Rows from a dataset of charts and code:
START

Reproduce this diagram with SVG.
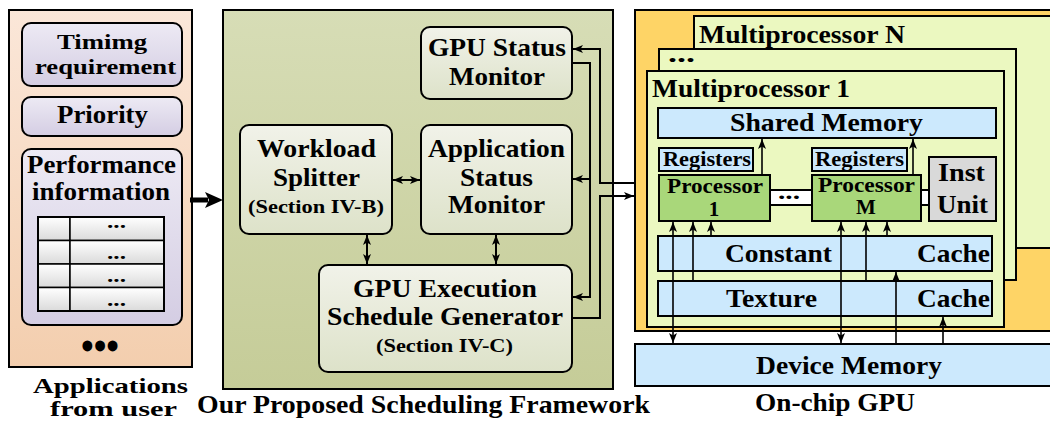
<svg xmlns="http://www.w3.org/2000/svg" width="1050" height="421" viewBox="0 0 1050 421">
<style>
text{font-family:"Liberation Serif","Times New Roman",serif;font-weight:bold;fill:#000}
.t25{font-size:25px}
.t18{font-size:18px}
.t20{font-size:20px}
.t21{font-size:21px}
.t26{font-size:26px}
.box{stroke:#000;stroke-width:2}
.ln{fill:none;stroke:#000;stroke-width:2}
.thin{fill:none;stroke:#000;stroke-width:1.6}
</style>
<defs>
<linearGradient id="gPeach" x1="0" y1="0" x2="0" y2="1"><stop offset="0" stop-color="#fbe7d9"/><stop offset="1" stop-color="#f3ceae"/></linearGradient>
<linearGradient id="gLav" x1="0" y1="0" x2="0" y2="1"><stop offset="0" stop-color="#edeaf4"/><stop offset="1" stop-color="#d4cde3"/></linearGradient>
<linearGradient id="gCell" x1="0" y1="0" x2="0" y2="1"><stop offset="0" stop-color="#ffffff"/><stop offset="1" stop-color="#dadada"/></linearGradient>
<linearGradient id="gOlive" x1="0" y1="0" x2="0" y2="1"><stop offset="0" stop-color="#d7ddb6"/><stop offset="1" stop-color="#c5cc98"/></linearGradient>
<linearGradient id="gBox" x1="0" y1="0" x2="0" y2="1"><stop offset="0" stop-color="#f1f2e9"/><stop offset="1" stop-color="#dde2c9"/></linearGradient>
<marker id="ah" viewBox="0 0 10 8" refX="10" refY="4" markerWidth="10" markerHeight="8" markerUnits="userSpaceOnUse" orient="auto-start-reverse"><path d="M0,0 L10,4 L0,8 L2.5,4 Z" fill="#000"/></marker>
</defs>
<rect width="1050" height="421" fill="#fff"/>

<g id="applications">
<rect x="9" y="10" width="183" height="357" fill="url(#gPeach)" class="box"/>
<rect x="22" y="23" width="160" height="63" rx="9" fill="url(#gLav)" class="box"/>
<text style="font-size:22px" x="57" y="49" textLength="90" lengthAdjust="spacingAndGlyphs">Timimg</text>
<text style="font-size:22px" x="35" y="74" textLength="141" lengthAdjust="spacingAndGlyphs">requirement</text>
<rect x="22" y="97" width="160" height="39" rx="9" fill="url(#gLav)" class="box"/>
<text class="t25" x="57" y="123" textLength="91" lengthAdjust="spacingAndGlyphs">Priority</text>
<rect x="22" y="149" width="160" height="176" rx="9" fill="url(#gLav)" class="box"/>
<text class="t25" x="27" y="173" textLength="149" lengthAdjust="spacingAndGlyphs">Performance</text>
<text class="t25" x="32" y="200" textLength="138" lengthAdjust="spacingAndGlyphs">information</text>
<g id="table">
<rect x="38" y="217" width="32" height="23.5" fill="url(#gCell)" stroke="#000" stroke-width="1.5"/>
<rect x="70" y="217" width="94" height="23.5" fill="url(#gCell)" stroke="#000" stroke-width="1.5"/>
<rect x="38" y="240.5" width="32" height="23.5" fill="url(#gCell)" stroke="#000" stroke-width="1.5"/>
<rect x="70" y="240.5" width="94" height="23.5" fill="url(#gCell)" stroke="#000" stroke-width="1.5"/>
<rect x="38" y="264" width="32" height="23.5" fill="url(#gCell)" stroke="#000" stroke-width="1.5"/>
<rect x="70" y="264" width="94" height="23.5" fill="url(#gCell)" stroke="#000" stroke-width="1.5"/>
<rect x="38" y="287.5" width="32" height="23.5" fill="url(#gCell)" stroke="#000" stroke-width="1.5"/>
<rect x="70" y="287.5" width="94" height="23.5" fill="url(#gCell)" stroke="#000" stroke-width="1.5"/>
<rect x="38" y="217" width="126" height="94" fill="none" stroke="#000" stroke-width="2"/>
<text class="t18" x="107" y="228" textLength="19" lengthAdjust="spacingAndGlyphs">...</text>
<text class="t18" x="107" y="259" textLength="19" lengthAdjust="spacingAndGlyphs">...</text>
<text class="t18" x="107" y="282" textLength="19" lengthAdjust="spacingAndGlyphs">...</text>
<text class="t18" x="107" y="306" textLength="19" lengthAdjust="spacingAndGlyphs">...</text>
</g>
<text x="100" y="360" text-anchor="middle" style="font-size:40px" textLength="38" lengthAdjust="spacingAndGlyphs">•••</text>
<text style="font-size:21px" x="33" y="393" textLength="155" lengthAdjust="spacingAndGlyphs">Applications</text>
<text style="font-size:21px" x="50" y="416" textLength="127" lengthAdjust="spacingAndGlyphs">from user</text>
</g>

<g id="framework">
<rect x="223" y="10" width="390" height="379" fill="url(#gOlive)" class="box"/>
<text class="t25" x="197" y="413" textLength="453" lengthAdjust="spacingAndGlyphs">Our Proposed Scheduling Framework</text>
</g>

<g id="gpu-status-monitor">
<rect x="421" y="27" width="151" height="72" rx="9" fill="url(#gBox)" class="box"/>
<text class="t25" x="428" y="56" textLength="138" lengthAdjust="spacingAndGlyphs">GPU Status</text>
<text class="t25" x="449" y="85" textLength="96" lengthAdjust="spacingAndGlyphs">Monitor</text>
</g>

<g id="workload-splitter">
<rect x="240" y="125" width="152" height="109" rx="9" fill="url(#gBox)" class="box"/>
<text class="t25" x="257" y="157" textLength="119" lengthAdjust="spacingAndGlyphs">Workload</text>
<text class="t25" x="273" y="186" textLength="87" lengthAdjust="spacingAndGlyphs">Splitter</text>
<text class="t18" x="248" y="213" textLength="136" lengthAdjust="spacingAndGlyphs">(Section IV-B)</text>
</g>

<g id="application-status-monitor">
<rect x="421" y="125" width="151" height="109" rx="9" fill="url(#gBox)" class="box"/>
<text class="t25" x="428" y="157" textLength="137" lengthAdjust="spacingAndGlyphs">Application</text>
<text class="t25" x="460" y="186" textLength="73" lengthAdjust="spacingAndGlyphs">Status</text>
<text class="t25" x="448" y="213" textLength="97" lengthAdjust="spacingAndGlyphs">Monitor</text>
</g>

<g id="schedule-generator">
<rect x="319" y="265" width="253" height="107" rx="9" fill="url(#gBox)" class="box"/>
<text class="t25" x="353" y="297" textLength="184" lengthAdjust="spacingAndGlyphs">GPU Execution</text>
<text class="t25" x="327" y="325" textLength="236" lengthAdjust="spacingAndGlyphs">Schedule Generator</text>
<text class="t18" x="376" y="352" textLength="137" lengthAdjust="spacingAndGlyphs">(Section IV-C)</text>
</g>

<g id="gpu">
<rect x="635" y="10" width="430" height="321" fill="#fed466" class="box"/>
<rect x="694" y="16" width="370" height="232" fill="#ebf8c0" class="box"/>
<text class="t25" x="699" y="43" textLength="206" lengthAdjust="spacingAndGlyphs">Multiprocessor N</text>
<rect x="659" y="49" width="357" height="231" fill="#ebf8c0" class="box"/>
<text class="t25" x="668" y="62" textLength="27" lengthAdjust="spacingAndGlyphs">...</text>
<rect x="647" y="71" width="357" height="256" fill="#ebf8c0" class="box"/>
<text class="t25" x="652" y="97" textLength="198" lengthAdjust="spacingAndGlyphs">Multiprocessor 1</text>
</g>

<g id="shared-memory">
<rect x="658" y="108" width="338" height="30" fill="#cce9fd" class="box"/>
<text class="t25" x="730" y="131" textLength="193" lengthAdjust="spacingAndGlyphs">Shared Memory</text>
</g>

<g id="registers-1">
<rect x="659" y="148" width="94" height="23" fill="#cce9fd" class="box"/>
<text class="t20" x="663" y="166" textLength="88" lengthAdjust="spacingAndGlyphs">Registers</text>
</g>
<g id="registers-m">
<rect x="812" y="148" width="95" height="23" fill="#cce9fd" class="box"/>
<text class="t20" x="815" y="166" textLength="89" lengthAdjust="spacingAndGlyphs">Registers</text>
</g>

<g id="processor-link">
<rect x="770" y="190" width="42" height="15" fill="#fff" class="box"/>
<text class="t20" x="778" y="199" textLength="22" lengthAdjust="spacingAndGlyphs">...</text>
<rect x="921" y="190" width="8" height="15" fill="#fff" class="box"/>
</g>

<g id="processor-1">
<rect x="659" y="175" width="111" height="46" fill="#a9d77a" class="box"/>
<text class="t21" x="667" y="193" textLength="96" lengthAdjust="spacingAndGlyphs">Processor</text>
<text class="t21" x="714" y="216" text-anchor="middle">1</text>
</g>

<g id="processor-m">
<rect x="812" y="175" width="109" height="46" fill="#a9d77a" class="box"/>
<text class="t21" x="818" y="192" textLength="97" lengthAdjust="spacingAndGlyphs">Processor</text>
<text class="t21" x="866" y="214" text-anchor="middle">M</text>
</g>

<g id="inst-unit">
<rect x="929" y="157" width="67" height="64" fill="#d9d9d9" class="box"/>
<text class="t26" x="938" y="181" textLength="47" lengthAdjust="spacingAndGlyphs">Inst</text>
<text class="t26" x="937" y="213" textLength="51" lengthAdjust="spacingAndGlyphs">Unit</text>
</g>

<g id="constant-cache">
<rect x="658" y="236" width="334" height="35" fill="#cce9fd" class="box"/>
<text class="t26" x="725" y="262" textLength="107" lengthAdjust="spacingAndGlyphs">Constant</text>
<text class="t26" x="917" y="262" textLength="73" lengthAdjust="spacingAndGlyphs">Cache</text>
</g>

<g id="texture-cache">
<rect x="658" y="281" width="334" height="35" fill="#cce9fd" class="box"/>
<text class="t26" x="726" y="307" textLength="91" lengthAdjust="spacingAndGlyphs">Texture</text>
<text class="t26" x="917" y="307" textLength="73" lengthAdjust="spacingAndGlyphs">Cache</text>
</g>

<g id="device-memory">
<rect x="635" y="344" width="430" height="42" fill="#cce9fd" class="box"/>
<text class="t25" x="756" y="374" textLength="186" lengthAdjust="spacingAndGlyphs">Device Memory</text>
<text class="t26" x="755" y="411" textLength="160" lengthAdjust="spacingAndGlyphs">On-chip GPU</text>
</g>

<g id="connectors">
<line x1="190" y1="200" x2="208" y2="200" stroke="#000" stroke-width="5"/>
<path d="M205,192 L223,200 L205,208 L209,200 Z" fill="#000"/>
<line x1="393" y1="180" x2="420" y2="180" class="ln" marker-start="url(#ah)" marker-end="url(#ah)"/>
<line x1="367" y1="235" x2="367" y2="264" class="ln" marker-start="url(#ah)" marker-end="url(#ah)"/>
<line x1="496" y1="235" x2="496" y2="264" class="ln" marker-start="url(#ah)" marker-end="url(#ah)"/>
<polyline points="635,183 600,183 600,49 573,49" class="ln" marker-end="url(#ah)"/>
<polyline points="572,63 590,63 590,297 573,297" class="ln" marker-end="url(#ah)"/>
<line x1="590" y1="179" x2="573" y2="179" class="ln" marker-end="url(#ah)"/>
<polyline points="572,318 600,318 600,196 634,196" class="ln" marker-end="url(#ah)"/>
<line x1="673" y1="222" x2="673" y2="343" class="thin" marker-start="url(#ah)" marker-end="url(#ah)"/>
<line x1="693" y1="281" x2="693" y2="222" class="thin" marker-end="url(#ah)"/>
<line x1="711" y1="236" x2="711" y2="222" class="thin" marker-end="url(#ah)"/>
<line x1="762" y1="175" x2="762" y2="139" class="thin" marker-end="url(#ah)"/>
<line x1="841" y1="222" x2="841" y2="343" class="thin" marker-start="url(#ah)" marker-end="url(#ah)"/>
<line x1="866" y1="281" x2="866" y2="222" class="thin" marker-end="url(#ah)"/>
<line x1="887" y1="236" x2="887" y2="222" class="thin" marker-end="url(#ah)"/>
<line x1="913" y1="175" x2="913" y2="139" class="thin" marker-end="url(#ah)"/>
<line x1="896" y1="344" x2="896" y2="272" class="thin" marker-end="url(#ah)"/>
<line x1="943" y1="344" x2="943" y2="317" class="thin" marker-end="url(#ah)"/>
</g>
</svg>
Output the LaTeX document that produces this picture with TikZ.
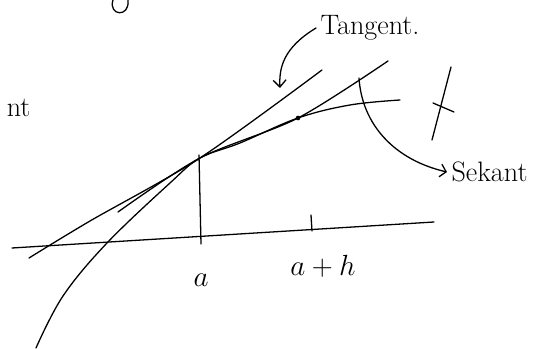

END

Return every line in the listing that contains the word "with".

Worked solution.
Reproduce this diagram with SVG.
Output the LaTeX document that produces this picture with TikZ.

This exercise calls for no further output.